Ce que j'appelle cristallisation, c'est l'opération de l'esprit, qui tire de tout ce qui se présente la découverte que l'objet aimé a de nouvelles perfections.
Stendhal - De l’amour
Ah ! L’amour… La passion… Le coup de foudre ! Comment comprendre ce qui se passe alors ? Pour le savoir, ne demandez pas au philosophe, demandez à l’écrivain, demandez à Stendhal, il lui a même consacré un traité intitulé De l’amour. Ça s’appelle la cristallisation.
C’est un processus qui débute par l’intérêt pour la femme rencontrée ; puis vient le désir («lui donner des baisers ») ; enfin apparaît l’admiration. C’est ce troisième temps qui constitue la « cristallisation », nom choisi par Stendhal en comparaison avec les cristaux de sels qui font scintiller comme un diamant la terne brindille jetée dans la mine de sel de Salzbourg.

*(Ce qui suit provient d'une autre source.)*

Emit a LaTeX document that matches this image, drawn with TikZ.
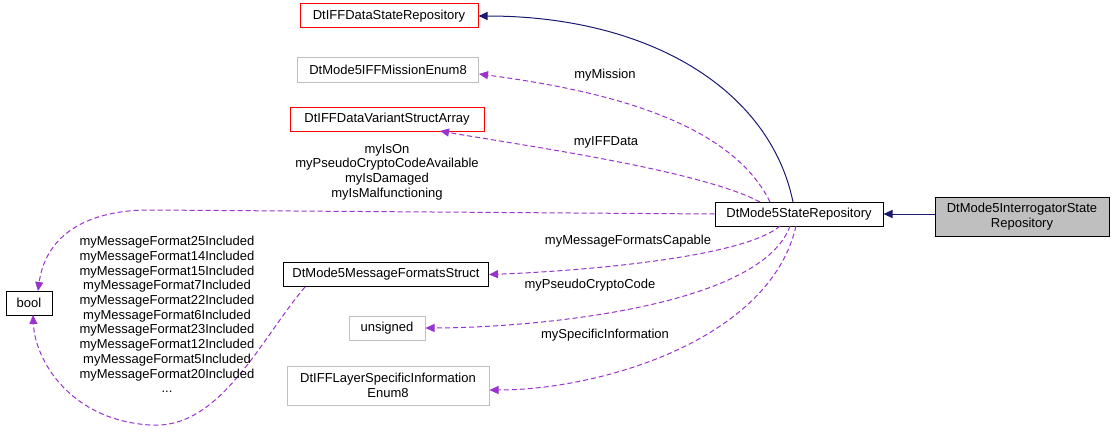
\documentclass[tikz,border=0pt]{standalone}
\usepackage{fontspec}
\setmainfont{Liberation Sans}
\usetikzlibrary{arrows.meta}
\begin{document}
\begin{tikzpicture}[x=1pt,y=-1pt,line width=1pt,
  box/.style={draw=black,fill=white,inner sep=0pt,minimum height=24pt,font=\fontsize{13}{14.7}\selectfont,align=center},
  red/.style={box,draw=red},
  grey/.style={box,draw=gray!50},
  nav/.style={draw={rgb,255:red,25;green,25;blue,112},-{Triangle[length=9pt,width=8pt]},fill=none},
  pur/.style={draw={rgb,255:red,154;green,50;blue,205},dash pattern=on 5pt off 3pt,-{Triangle[length=9pt,width=8pt,fill={rgb,255:red,154;green,50;blue,205}]}},
  lab/.style={font=\fontsize{13}{14.7}\selectfont,align=center,inner sep=0pt}]
\useasboundingbox (0,0) rectangle (1115,436);
\node[red,minimum width=178pt] (dsr) at (389,16) {DtIFFDataStateRepository};
\node[grey,minimum width=181pt] (mis) at (388,70) {DtMode5IFFMissionEnum8};
\node[red,minimum width=194pt] (var) at (387,119) {DtIFFDataVariantStructArray};
\node[box,minimum width=168pt] (sr) at (799,214) {DtMode5StateRepository};
\node[box,fill=gray!50,minimum width=174pt,minimum height=39pt] (int) at (1022,216.5) {DtMode5InterrogatorState\\Repository};
\node[box,minimum width=46pt] (bool) at (29,303) {bool};
\node[box,minimum width=205pt] (mfs) at (386,274.5) {DtMode5MessageFormatsStruct};
\node[grey,minimum width=76pt] (uns) at (387,328) {unsigned};
\node[grey,minimum width=202pt,minimum height=39pt] (lsi) at (388,385.5) {DtIFFLayerSpecificInformation\\Enum8};

\draw[nav] (int.west|-sr) -- (sr.east);
\draw[nav] (793,202) .. controls (770,90) and (650,16) .. (dsr.east);
\draw[pur] (770,202) .. controls (730,120) and (600,90) .. (mis.east|-0,74);
\draw[pur] (760,202) .. controls (700,170) and (520,145) .. (440,131);
\draw[pur] (sr.west) -- (150,210) .. controls (80,210) and (45,240) .. (38,291);
\draw[pur] (780,226) .. controls (740,260) and (560,272) .. (mfs.east);
\draw[pur] (790,226) .. controls (760,310) and (520,328) .. (uns.east);
\draw[pur] (796,226) .. controls (770,340) and (600,390) .. (lsi.east|-0,390);
\draw[pur] (305,287) .. controls (260,340) and (220,430) .. (150,425) .. controls (70,420) and (35,360) .. (33,315);

\node[lab] at (605,75) {myMission};
\node[lab] at (606,142) {myIFFData};
\node[lab] at (387,172) {myIsOn\\myPseudoCryptoCodeAvailable\\myIsDamaged\\myIsMalfunctioning};
\node[lab] at (628,241) {myMessageFormatsCapable};
\node[lab] at (590,285) {myPseudoCryptoCode};
\node[lab] at (605,335) {mySpecificInformation};
\node[lab] at (167,314.5) {myMessageFormat25Included\\myMessageFormat14Included\\myMessageFormat15Included\\myMessageFormat7Included\\myMessageFormat22Included\\myMessageFormat6Included\\myMessageFormat23Included\\myMessageFormat12Included\\myMessageFormat5Included\\myMessageFormat20Included\\...};
\end{tikzpicture}
\end{document}
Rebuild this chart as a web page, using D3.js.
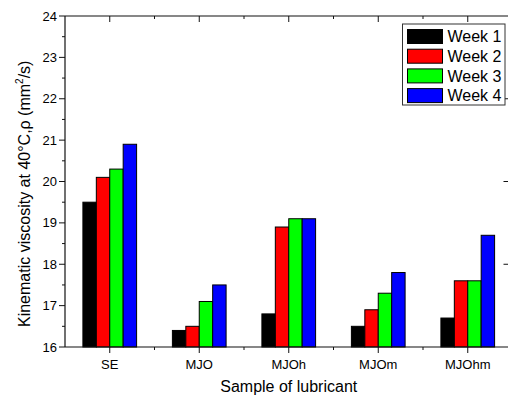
<!DOCTYPE html>
<html>
<head>
<meta charset="utf-8">
<script src="https://cdnjs.cloudflare.com/ajax/libs/d3/7.8.5/d3.min.js"></script>
<style>
  html, body { margin: 0; padding: 0; background: #fff; overflow: hidden; }
  svg { display: block; font-family: "Liberation Sans", Arial, sans-serif; }
</style>
</head>
<body>
<div id="chart"></div>
<script>
// Samples on the x axis
const samples = ["SE", "MJO", "MJOh", "MJOm", "MJOhm"];
const weeks = ["Week 1", "Week 2", "Week 3", "Week 4"];
// one list per week, in sample order
const week1 = [19.5, 16.4, 16.8, 16.5, 16.7];
const week2 = [20.1, 16.5, 18.9, 16.9, 17.6];
const week3 = [20.3, 17.1, 19.1, 17.3, 17.6];
const week4 = [20.9, 17.5, 19.1, 17.8, 18.7];
const yTicks = [16, 17, 18, 19, 20, 21, 22, 23, 24];

const colors = ["#000000", "#ff0000", "#00ff00", "#0000ff"];
const series = [week1, week2, week3, week4];

const W = 508, H = 396;
// plot frame; the right edge runs just past the window, as in the original
const m = { left: 65, top: 16, right: 512.5, bottom: 347 };

const svg = d3.select("#chart").append("svg").attr("width", W).attr("height", H);

const x = d3.scaleBand().domain(samples).range([m.left, m.right]);
const xInner = d3.scaleBand().domain(weeks).range([0, x.bandwidth() * 0.6]);
const y = d3.scaleLinear().domain([16, 24]).range([m.bottom, m.top]);

// bars
const rows = samples.map((s, i) => ({ sample: s, values: series.map((arr, k) => ({ week: weeks[k], v: arr[i], c: colors[k] })) }));

const groups = svg.selectAll(".grp").data(rows).enter().append("g")
  .attr("class", "grp")
  .attr("transform", (d) => `translate(${x(d.sample) + x.bandwidth() * 0.2},0)`);

groups.selectAll("rect").data((d) => d.values).enter().append("rect")
  .attr("x", (d) => xInner(d.week))
  .attr("y", (d) => y(d.v))
  .attr("width", xInner.bandwidth())
  .attr("height", (d) => y(16) - y(d.v))
  .attr("fill", (d) => d.c)
  .attr("stroke", "#000")
  .attr("stroke-width", 1);

// frame (left, top, bottom; the right side is outside the window)
const axisColor = "#111";
const frame = [
  [m.left, m.top, m.left, m.bottom],
  [m.left, m.top, W + 5, m.top],
  [m.left, m.bottom, W + 5, m.bottom],
];
svg.append("g").selectAll("line").data(frame).enter().append("line")
  .attr("x1", (d) => d[0]).attr("y1", (d) => d[1]).attr("x2", (d) => d[2]).attr("y2", (d) => d[3])
  .attr("stroke", axisColor).attr("stroke-width", 1.2);

const minorY = d3.range(16.5, 24, 1);
const centers = samples.map((s) => x(s) + x.bandwidth() / 2);
const bounds = samples.slice(1).map((s) => x(s));

// left axis: outward ticks
svg.append("g").selectAll("line.maj").data(yTicks).enter().append("line")
  .attr("x1", m.left - 6).attr("x2", m.left).attr("y1", (d) => y(d)).attr("y2", (d) => y(d))
  .attr("stroke", axisColor);
svg.append("g").selectAll("line.min").data(minorY).enter().append("line")
  .attr("x1", m.left - 3).attr("x2", m.left).attr("y1", (d) => y(d)).attr("y2", (d) => y(d))
  .attr("stroke", axisColor);
svg.append("g").selectAll("text").data(yTicks).enter().append("text")
  .attr("x", m.left - 8).attr("y", (d) => y(d)).attr("dy", "0.35em")
  .attr("text-anchor", "end").attr("font-size", 13).attr("fill", "#000")
  .text((d) => d);

// right axis: inward ticks
svg.append("g").selectAll("line").data([18, 20, 22]).enter().append("line")
  .attr("x1", m.right - 9).attr("x2", m.right).attr("y1", (d) => y(d)).attr("y2", (d) => y(d))
  .attr("stroke", axisColor);

// bottom axis: outward ticks
svg.append("g").selectAll("line.maj").data(centers).enter().append("line")
  .attr("x1", (d) => d).attr("x2", (d) => d).attr("y1", m.bottom).attr("y2", m.bottom + 6)
  .attr("stroke", axisColor);
svg.append("g").selectAll("line.min").data(bounds).enter().append("line")
  .attr("x1", (d) => d).attr("x2", (d) => d).attr("y1", m.bottom).attr("y2", m.bottom + 3)
  .attr("stroke", axisColor);
svg.append("g").selectAll("text").data(samples).enter().append("text")
  .attr("x", (d) => x(d) + x.bandwidth() / 2).attr("y", 369)
  .attr("text-anchor", "middle").attr("font-size", 13).attr("fill", "#000")
  .text((d) => d);

// top axis: inward ticks
svg.append("g").selectAll("line.maj").data(centers).enter().append("line")
  .attr("x1", (d) => d).attr("x2", (d) => d).attr("y1", m.top).attr("y2", m.top + 6)
  .attr("stroke", axisColor);
svg.append("g").selectAll("line.min").data(bounds).enter().append("line")
  .attr("x1", (d) => d).attr("x2", (d) => d).attr("y1", m.top).attr("y2", m.top + 3)
  .attr("stroke", axisColor);

// axis titles
svg.append("text")
  .attr("x", (m.left + m.right) / 2).attr("y", 392)
  .attr("text-anchor", "middle").attr("font-size", 16).attr("fill", "#000")
  .text("Sample of lubricant");

const yt = svg.append("text")
  .attr("transform", "translate(30,327) rotate(-90)")
  .attr("text-anchor", "start").attr("font-size", 16).attr("fill", "#000");
yt.append("tspan").text("Kinematic viscosity at 40\u00B0C,\u03C1 (mm");
yt.append("tspan").attr("font-size", 10).attr("dy", -7).text("2");
yt.append("tspan").attr("dy", 7).text("/s)");

// legend
const lg = svg.append("g").attr("transform", "translate(402.5,24)");
lg.append("rect").attr("width", 102.5).attr("height", 81)
  .attr("fill", "#fff").attr("stroke", "#333").attr("stroke-width", 1);
const items = lg.selectAll(".item").data(weeks).enter().append("g")
  .attr("transform", (d, i) => `translate(0,${5.5 + i * 19.7})`);
items.append("rect").attr("x", 5).attr("width", 35).attr("height", 14)
  .attr("fill", (d, i) => colors[i]).attr("stroke", "#000");
items.append("text").attr("x", 45).attr("y", 7).attr("dy", "0.36em")
  .attr("font-size", 16).attr("fill", "#000").text((d) => d);
</script>
</body>
</html>
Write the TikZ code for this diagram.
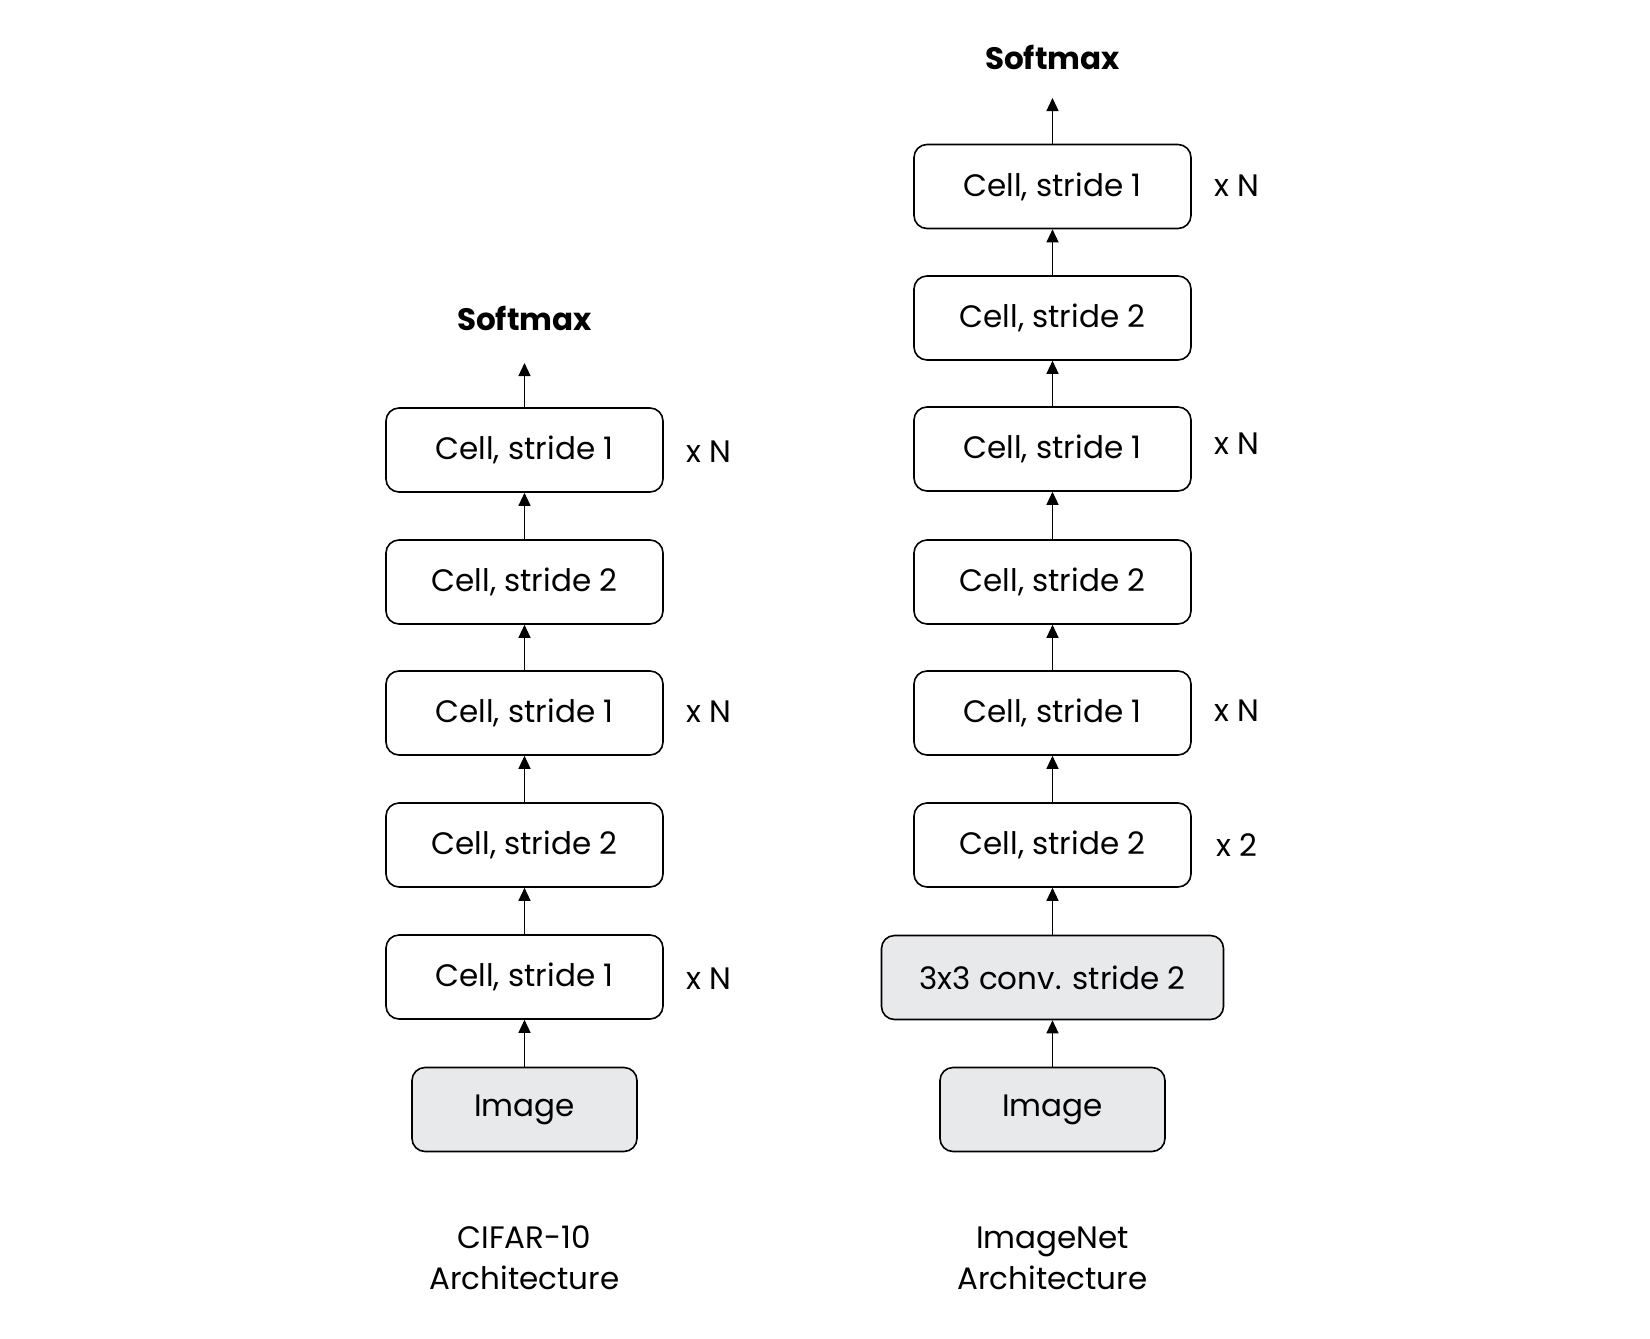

Il me semble que la cristallisation stendhalienne a le mérite de nous rappeler que le désir, s’il est l’alpha de l’amour, n’en est pas l’oméga. Autrement dit, il n’y a pas de passion dans l’amour sans admiration pour l’être aimé. Mais attention ; il faut que cette admiration soit non seulement exclusive, mais aussi il faut qu’elle soit excessive ; et bien sûr qu’elle soit illusoire : la vérité de la brindille sous les cristaux de sel, c’est du bois noirâtre. C’est ce qui rend cet amour si plaisant. Car il est agréable d’être aimé. Dans le texte de Stendhal, Chita, l’italienne pour la quelle un officier allemand se pâme d’amour s’écrie : « Eh bien ! monsieur, cristallisez pour moi ! ». Comprenez bien que l’interlocuteur de Chita n’est pas cet officier, et qu’il lui explique justement qu’à ses yeux, elle n’a aucun des charmes qui font s’évanouir le jeune allemand ; quel dommage !
Si l’amour rend l’être aimé si beau, il rend aussi le monde entier tributaire de lui. Tout ce qui existe doit contribuer à favoriser son existence, à en accroître la perfection. Dès lors plus personne n’existe en-dehors de ceux qui rendent hommage à la Beauté de l’Etre Aimé ! Ce qui veut dire aussi que personne ne peut plus être désiré : l’amour est exclusif. Et c’est là que les choses se gâtent.
Vous connaissez la chanson que Serge Gainsbourg a consacré à la Cristallisation ? Non ? Hé bien, voici ce qu’il dit : «C'est la cristallisation comme dit Stendhal / Ouais t'es foutu. Tu perds toutes les autres ».
Vu comme ça, c'est beaucoup moins romantique.